Well the problem with DNLA is it tries to do too much and support everything under the sun, but then - as usual for such things - fails at even minimal usability.

I'm talking from experience because unfortunately I had to build and now maintain a small DNLA setup consisting of a Mac as server, an Onkyo 609 for audio, a WD Live box and a Panasonic LCD TV for video. What a nightmare to get that to even play something.

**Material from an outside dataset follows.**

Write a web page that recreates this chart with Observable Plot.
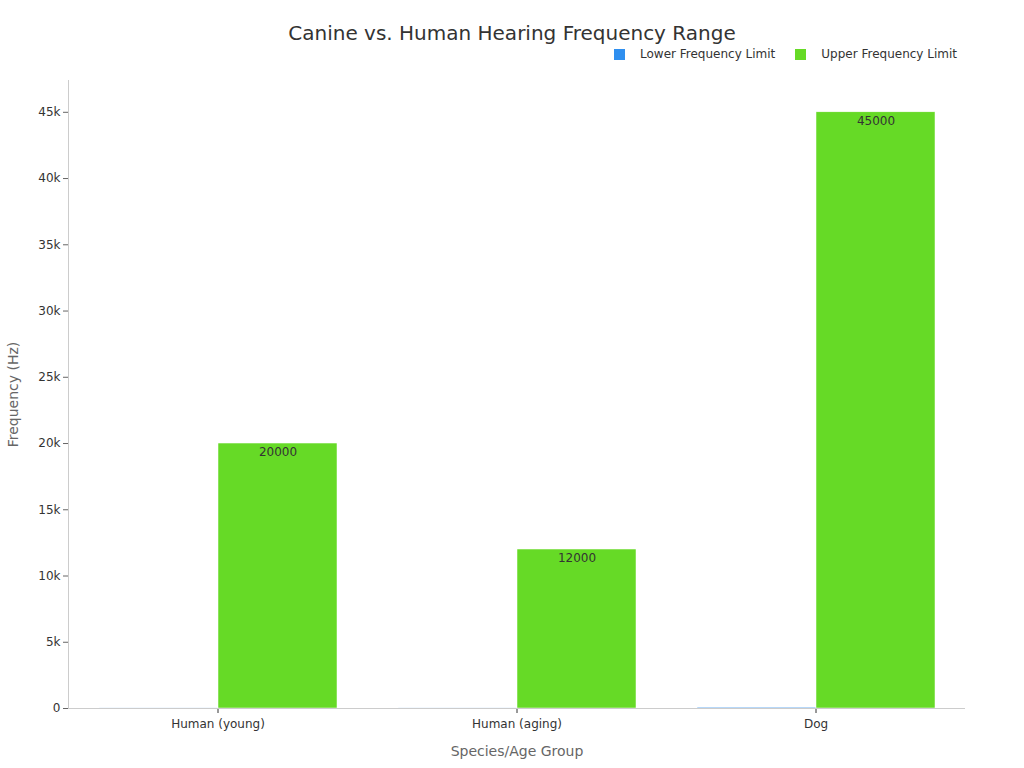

Had to try 5 different DNLA servers, each with varying amounts of FAIL until I finally settled on a paid commercial one (iSedora) that works 90% of the time. Twonky was among the worse, Tweaky would be a more appropriate name. I spent hours fussing around with that. It's just not a polished product, was very surprised Panasonic even recommended it as their DNLA server of choice.

Even now HD content still needs to be transcoded with obvious artefacts. Lossless audio? Keep dreaming. And that's when the devices aren't complaining they can't see the server.

Recently purchased an iHome IW1 with Airplay from the States to replace my low cost (but very low quality) bluetooth setup. What a joy to use. It really just works.

Almost no setup needed, just choose Wifi and that's it (the iHome even comes with a setup app). Plus it's lossless audio, not the rubbish A2DP.

So no DNLA can't do the same thing. Maybe it could on paper, but in real world user experience it's broken.